How many $4$-digit even numbers have all $4$ digits distinct
If the number ends with a $0$ then there are $9$ choices for the first digit, $8$ for the second and $7$ for the third, which makes $1\times9\times8\times7= 504$ possibilities.
If the number is even ending with something else than $0$ then there are $4$ choices for the last digit, $8$ choices for the first digit (no $0$ nor the last digit), $8$ for the second digit and $7$ for the third digit, which makes $4\times8\times8\times7 =1792$
Together, this gives $2296$ numbers with $4$ distinct digits that are even. Note that this does not allow leading $0$, as you see to want it based from the question.
Suppose if count all the 4 digit numbers not starting with 0, I would have 9 x 9 x 8 x 7 = 4536 (9 choices for first digit excluding 0, 9 choices for the second digit excluding the first chosen digit, followed by 8 and 7 for the other two digits)
Out of 4536 half should be odd and the other half should be even, so 4536/2 = 2268 odd and 2268 even numbers
But my answer is not matching with the above solution, where have I gone wrong ?
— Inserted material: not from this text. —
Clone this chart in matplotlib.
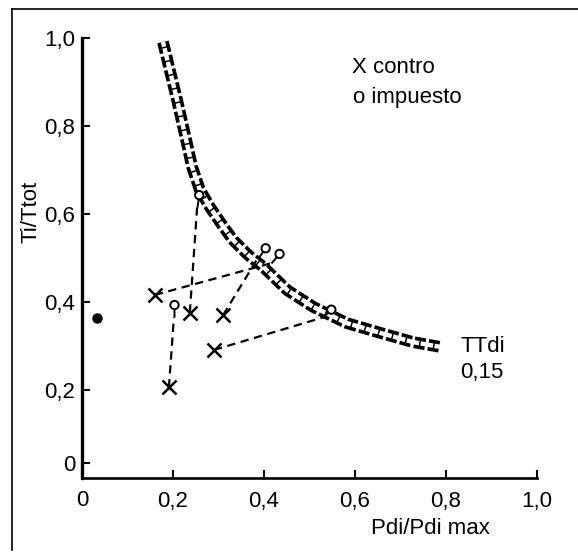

I could not understand what you meant by Now, this makes the selected digit not being among the unit digit. Can you please tell some numbers which are missed out ?
"Out of 4536 half should be odd and the other half should be even, so 4536/2 = 2268 odd and 2268 even numbers"
How did u conclude that there are equal amount of odd and even numbers? Those 4536 numbers are not consecutive. They are numbers having DISTINCT digits.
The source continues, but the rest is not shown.